One of the interesting, if not quirky, aspects of my job was break time. My boss, good old Mr. Stone, insisted that we come in at 8:30 in the morning, but we had to take a break from 9 to 10. Strange, but that was the way it was. Pretty much every morning I would drive up the street to Beefy King, make myself a sandwich and pour a cup of coffee. Sometimes I'd help slice meats or whatever, but most of the time I'd stand at the front counter reading the newspaper. They weren't open that early, so I wasn't getting in the way of customers.
One morning I went in, there was a short, chubby man working on an ice machine that had broken down. Seemed like a really nice fellow. The next morning he was still working on it. On the morning of the third day, as he was finishing up, he and the owner, Roland Smith, were standing in a hallway between the dining area and the back room, probably working out the bill.

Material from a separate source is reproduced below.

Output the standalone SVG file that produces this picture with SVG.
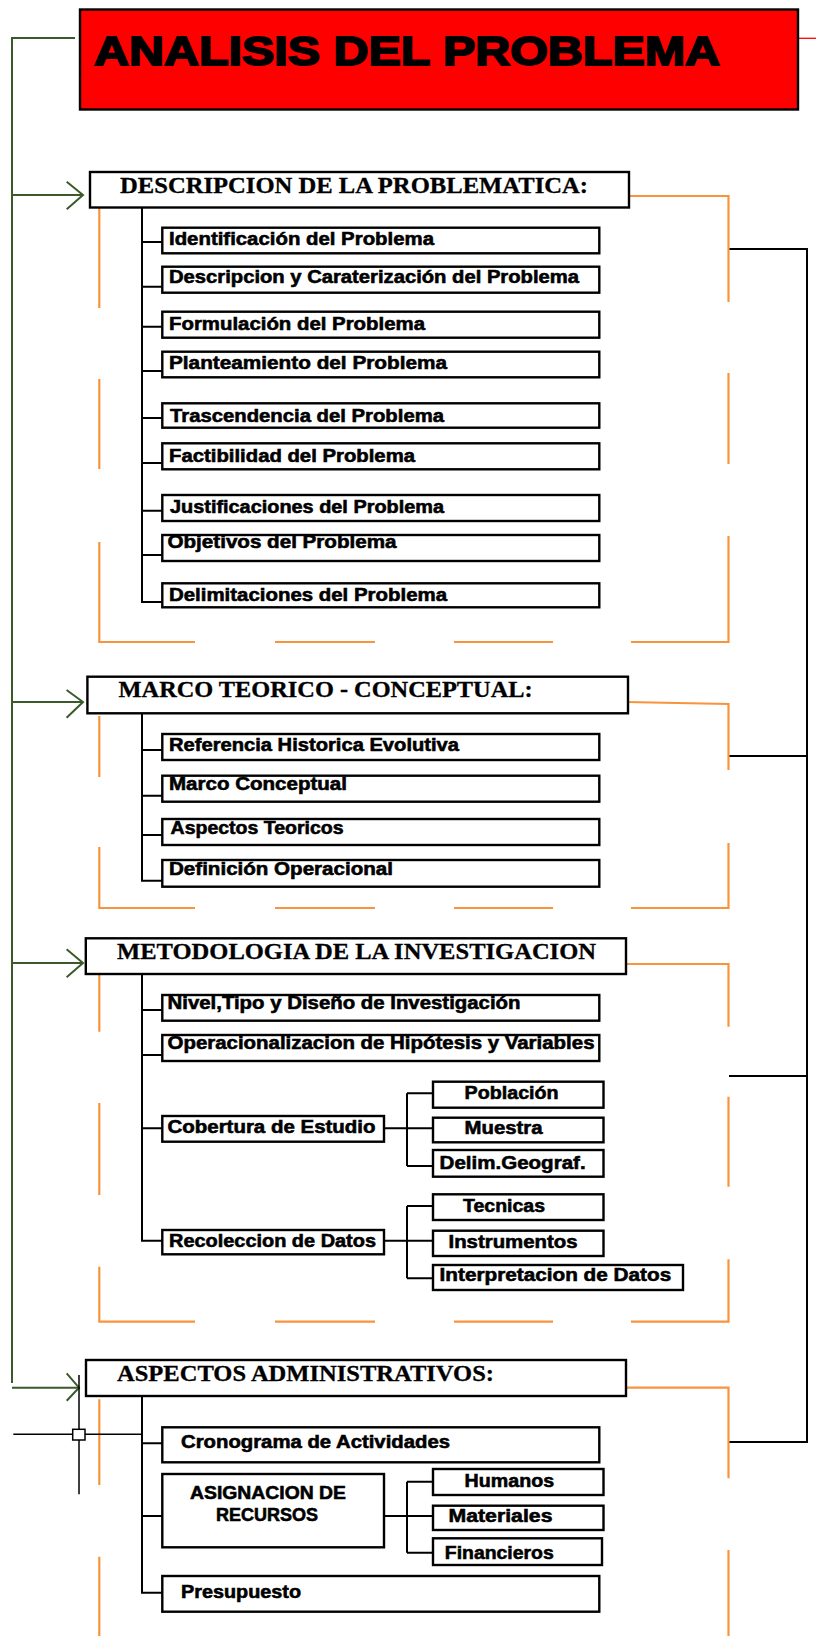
<svg xmlns="http://www.w3.org/2000/svg" width="816" height="1636" viewBox="0 0 816 1636">
<style>
.bx{fill:#fff;stroke:#000;stroke-width:2.4}
.hd{font-family:"Liberation Serif",serif;font-weight:bold;font-size:23px;fill:#000;stroke:#000;stroke-width:0.3}
.it{font-family:"Liberation Sans",sans-serif;font-weight:bold;font-size:17.5px;fill:#000;stroke:#000;stroke-width:0.55}
.bl{fill:none;stroke:#000;stroke-width:2}
.gr{fill:none;stroke:#3b5a2a;stroke-width:2}
.or{fill:none;stroke:#f7943c;stroke-width:2.2}
</style>
<rect width="816" height="1636" fill="#fff"/>

<g id="connectors">
  <path class="gr" d="M75 38H12V1383M12 195H83M66.7 181.7L83 195L66.7 209.3M12 702H83M66.6 690L83 702L66.6 717.7M12 963H83M66.6 949.3L83 963L66.6 977.3M66.7 1373.3L79 1387.7L66.7 1400.7"/>
  <path class="gr" d="M12 1387.7H80" stroke-width="3"/>
  <path d="M798 38.3H816" stroke="#f00" stroke-width="1.3"/>
  <path class="bl" d="M729 249H807V1442H729M729 756H807M729 1076H807"/>
  <path class="or" d="M626 196H728.5V302M728.5 373V464M728.5 536V642H631M553 642H454M375 642H275M195 642H99.3V542M99.3 469V379M99.3 308V208"/>
  <path class="or" d="M626 702L728.5 704V770M728.5 843V908H631M553 908H454M375 908H275M195 908H99.3V847M99.3 777V716"/>
  <path class="or" d="M626 964H728.5V1026.7M728.5 1096.7V1186.7M728.5 1259.3V1321.7H631M553 1321.7H454M375 1321.7H275M195 1321.7H99.3V1266.7M99.3 1195V1103M99.3 1031.7V975"/>
  <path class="or" d="M624.5 1387.7H728.5V1478.3M728.5 1550V1636M99.3 1399.3V1485M99.3 1556.7V1636"/>
  <path class="bl" d="M142 207V602H162M142 242H162M142 286.7H162M142 326.7H162M142 371H162M142 418H162M142 463H162M142 510.7H162M142 555H162"/>
  <path class="bl" d="M142 714V880.7H162M142 750H162M142 795.7H162M142 835H162"/>
  <path class="bl" d="M142 974V1240.7H162M142 1010H162M142 1055H162M142 1128.3H162"/>
  <path class="bl" d="M384 1128.3H433M407 1093.3V1166M407 1093.3H433M407 1166H433"/>
  <path class="bl" d="M384 1240.7H433M407 1206V1278.3M407 1206H433M407 1278.3H433"/>
  <path class="bl" d="M142 1397V1592.7H162M142 1443.3H162M142 1516H162"/>
  <path class="bl" d="M384 1516H433M407 1481.7V1552.7M407 1481.7H433M407 1552.7H433"/>
  <path d="M79 1375V1494.3M13.3 1434.3H142.3" stroke="#000" stroke-width="1.5" fill="none"/>
  <rect x="72.7" y="1429.3" width="12.3" height="10.7" fill="#fff" stroke="#000" stroke-width="1.5"/>
</g>

<g id="title">
  <rect x="80" y="9.5" width="718" height="100" fill="#f00" stroke="#000" stroke-width="2.4"/>
  <text x="94" y="65" font-family="Liberation Sans,sans-serif" font-weight="bold" font-size="40" fill="#000" stroke="#000" stroke-width="1.8" textLength="626" lengthAdjust="spacingAndGlyphs">ANALISIS DEL PROBLEMA</text>
</g>

<g id="descripcion">
  <rect class="bx" x="90" y="172" width="539" height="35.5"/>
  <text class="hd" x="120" y="193" textLength="468" lengthAdjust="spacingAndGlyphs">DESCRIPCION DE LA PROBLEMATICA:</text>
</g>
<g id="identificacion"><rect class="bx" x="162.3" y="227.7" width="437" height="25.6"/><text class="it" x="169" y="245" textLength="265" lengthAdjust="spacingAndGlyphs">Identificación del Problema</text></g>
<g id="caracterizacion"><rect class="bx" x="162.3" y="266.7" width="437" height="26"/><text class="it" x="169" y="283" textLength="410" lengthAdjust="spacingAndGlyphs">Descripcion y Caraterización del Problema</text></g>
<g id="formulacion"><rect class="bx" x="162.3" y="311.7" width="437" height="26"/><text class="it" x="169" y="330" textLength="256" lengthAdjust="spacingAndGlyphs">Formulación del Problema</text></g>
<g id="planteamiento"><rect class="bx" x="162.3" y="351.7" width="437" height="25.6"/><text class="it" x="169" y="369.3" textLength="278" lengthAdjust="spacingAndGlyphs">Planteamiento del Problema</text></g>
<g id="trascendencia"><rect class="bx" x="162.3" y="403.3" width="437" height="24.4"/><text class="it" x="170" y="421.7" textLength="274" lengthAdjust="spacingAndGlyphs">Trascendencia del Problema</text></g>
<g id="factibilidad"><rect class="bx" x="162.3" y="443.3" width="437" height="26"/><text class="it" x="169" y="461.7" textLength="246" lengthAdjust="spacingAndGlyphs">Factibilidad del Problema</text></g>
<g id="justificaciones"><rect class="bx" x="162.3" y="495" width="437" height="26"/><text class="it" x="170" y="512.7" textLength="274" lengthAdjust="spacingAndGlyphs">Justificaciones del Problema</text></g>
<g id="objetivos"><rect class="bx" x="162.3" y="535" width="437" height="26"/><text class="it" x="167.5" y="548.3" textLength="229" lengthAdjust="spacingAndGlyphs">Objetivos del Problema</text></g>
<g id="delimitaciones"><rect class="bx" x="162.3" y="583.3" width="437" height="24"/><text class="it" x="169" y="601" textLength="278" lengthAdjust="spacingAndGlyphs">Delimitaciones del Problema</text></g>

<g id="marco">
  <rect class="bx" x="87.4" y="676.7" width="540.6" height="36.6"/>
  <text class="hd" x="118.6" y="696.7" textLength="414" lengthAdjust="spacingAndGlyphs">MARCO TEORICO - CONCEPTUAL:</text>
</g>
<g id="referencia"><rect class="bx" x="162.3" y="734" width="437" height="26"/><text class="it" x="169" y="751" textLength="290" lengthAdjust="spacingAndGlyphs">Referencia Historica Evolutiva</text></g>
<g id="marcoconceptual"><rect class="bx" x="162.3" y="775.7" width="437" height="26"/><text class="it" x="169" y="790" textLength="178" lengthAdjust="spacingAndGlyphs">Marco Conceptual</text></g>
<g id="aspectosteoricos"><rect class="bx" x="162.3" y="819" width="437" height="26"/><text class="it" x="170.6" y="834" textLength="173" lengthAdjust="spacingAndGlyphs">Aspectos Teoricos</text></g>
<g id="definicion"><rect class="bx" x="162.3" y="860" width="437" height="26.7"/><text class="it" x="169" y="875" textLength="224" lengthAdjust="spacingAndGlyphs">Definición Operacional</text></g>

<g id="metodologia">
  <rect class="bx" x="85.8" y="938.3" width="540.2" height="35.7"/>
  <text class="hd" x="117" y="959.3" textLength="479" lengthAdjust="spacingAndGlyphs">METODOLOGIA DE LA INVESTIGACION</text>
</g>
<g id="nivel"><rect class="bx" x="162.3" y="995" width="437" height="25.7"/><text class="it" x="167.5" y="1009" textLength="353" lengthAdjust="spacingAndGlyphs">Nivel,Tipo y Diseño de Investigación</text></g>
<g id="operacionalizacion"><rect class="bx" x="162.3" y="1035" width="437" height="26"/><text class="it" x="167.5" y="1049.3" textLength="427" lengthAdjust="spacingAndGlyphs">Operacionalizacion de Hipótesis y Variables</text></g>
<g id="cobertura"><rect class="bx" x="162.3" y="1116" width="221.7" height="25.7"/><text class="it" x="167.5" y="1133.3" textLength="208" lengthAdjust="spacingAndGlyphs">Cobertura de Estudio</text></g>
<g id="poblacion"><rect class="bx" x="433" y="1081.7" width="170.5" height="26"/><text class="it" x="464.6" y="1099.3" textLength="94" lengthAdjust="spacingAndGlyphs">Población</text></g>
<g id="muestra"><rect class="bx" x="433" y="1117.7" width="170.5" height="24.6"/><text class="it" x="464.6" y="1134.3" textLength="78" lengthAdjust="spacingAndGlyphs">Muestra</text></g>
<g id="delimgeograf"><rect class="bx" x="433" y="1150" width="170.5" height="26.7"/><text class="it" x="439.6" y="1169.3" textLength="146" lengthAdjust="spacingAndGlyphs">Delim.Geograf.</text></g>
<g id="recoleccion"><rect class="bx" x="162.3" y="1230" width="221.7" height="24.3"/><text class="it" x="169" y="1246.7" textLength="207" lengthAdjust="spacingAndGlyphs">Recoleccion de Datos</text></g>
<g id="tecnicas"><rect class="bx" x="433" y="1194.3" width="170.5" height="25.7"/><text class="it" x="463" y="1212.3" textLength="82" lengthAdjust="spacingAndGlyphs">Tecnicas</text></g>
<g id="instrumentos"><rect class="bx" x="433" y="1230.7" width="170.5" height="25.3"/><text class="it" x="448.5" y="1248.3" textLength="129" lengthAdjust="spacingAndGlyphs">Instrumentos</text></g>
<g id="interpretacion"><rect class="bx" x="433" y="1265" width="250" height="25"/><text class="it" x="439.6" y="1281" textLength="231.6" lengthAdjust="spacingAndGlyphs">Interpretacion de Datos</text></g>

<g id="aspectosadmin">
  <rect class="bx" x="86" y="1360" width="540" height="36"/>
  <text class="hd" x="117" y="1381" textLength="377" lengthAdjust="spacingAndGlyphs">ASPECTOS ADMINISTRATIVOS:</text>
</g>
<g id="cronograma"><rect class="bx" x="162.3" y="1427.3" width="437" height="35"/><text class="it" x="181" y="1448.3" textLength="269" lengthAdjust="spacingAndGlyphs">Cronograma de Actividades</text></g>
<g id="asignacion"><rect class="bx" x="162.3" y="1474" width="221.7" height="73.3"/><text class="it" x="190" y="1499" textLength="156" lengthAdjust="spacingAndGlyphs">ASIGNACION DE</text><text class="it" x="216" y="1520.7" textLength="102" lengthAdjust="spacingAndGlyphs">RECURSOS</text></g>
<g id="humanos"><rect class="bx" x="433" y="1469" width="170.5" height="26"/><text class="it" x="464.6" y="1487.3" textLength="89.5" lengthAdjust="spacingAndGlyphs">Humanos</text></g>
<g id="materiales"><rect class="bx" x="433" y="1505.7" width="170.5" height="24.3"/><text class="it" x="448.5" y="1521.7" textLength="104" lengthAdjust="spacingAndGlyphs">Materiales</text></g>
<g id="financieros"><rect class="bx" x="433" y="1538.3" width="169" height="26.7"/><text class="it" x="444.8" y="1559.3" textLength="109" lengthAdjust="spacingAndGlyphs">Financieros</text></g>
<g id="presupuesto"><rect class="bx" x="162.3" y="1576" width="437" height="35.7"/><text class="it" x="181" y="1597.7" textLength="120" lengthAdjust="spacingAndGlyphs">Presupuesto</text></g>
</svg>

He whispered to Roland, "Hey, that guy up there. He's been here every morning just standing there reading the newspaper. What's he do for a living?"
Now, the acoustics were just right and I heard every word of it. He didn't know. Roland said, "He's a professional newspaper reader."
The guy said, "No way. There's no such thing."
"Well, if you don't want to take my word for it, go ask him."
I was standing there, seriously reading my paper, acting oblivious, when he sauntered up. He very politely said, "Excuse me."
I looked up and in a face that showed great concentration, as I was very deep in my work, replied, "Yes?"
"Well, I've been here three days now and I see you reading the paper. I was just wondering what kind of job you have. What do you do for a living, if you don't mind my asking?"
"Why of course not. I'm a professional newspaper reader."
"No way. I've never heard of such a job."
"Yup. That's what I do."
"No kidding! Well, I'm from Florida. Born and raised. What's the name of the newspaper in Leesburg?"
"Which one? The Commercial or the Gazette? Plus the Orlando Sentinel has a zoned edition."
"No kidding! Alright. What about St. Augustine?"
"The St. Augustine Record."
And so it went. No matter what location in Florida he asked about, I had an answer. I knew because we advertised all over the state and ad sizes varied from newspaper to newspaper, meaning the designs came in different sizes.
"I can't believe this. No kidding? Well, I'll be. I've heard it all now. I can't wait to tell my wife this." And with that, he hopped in his van and drove off. For at least a week, Roland and I got the biggest chuckle out of it.
With the huge downturn of advertising and subscriptions in today's newspapers, I wonder if that guy ever worries about me. If I ever run into him, I'll have to tell him I'm a professional Internet surfer.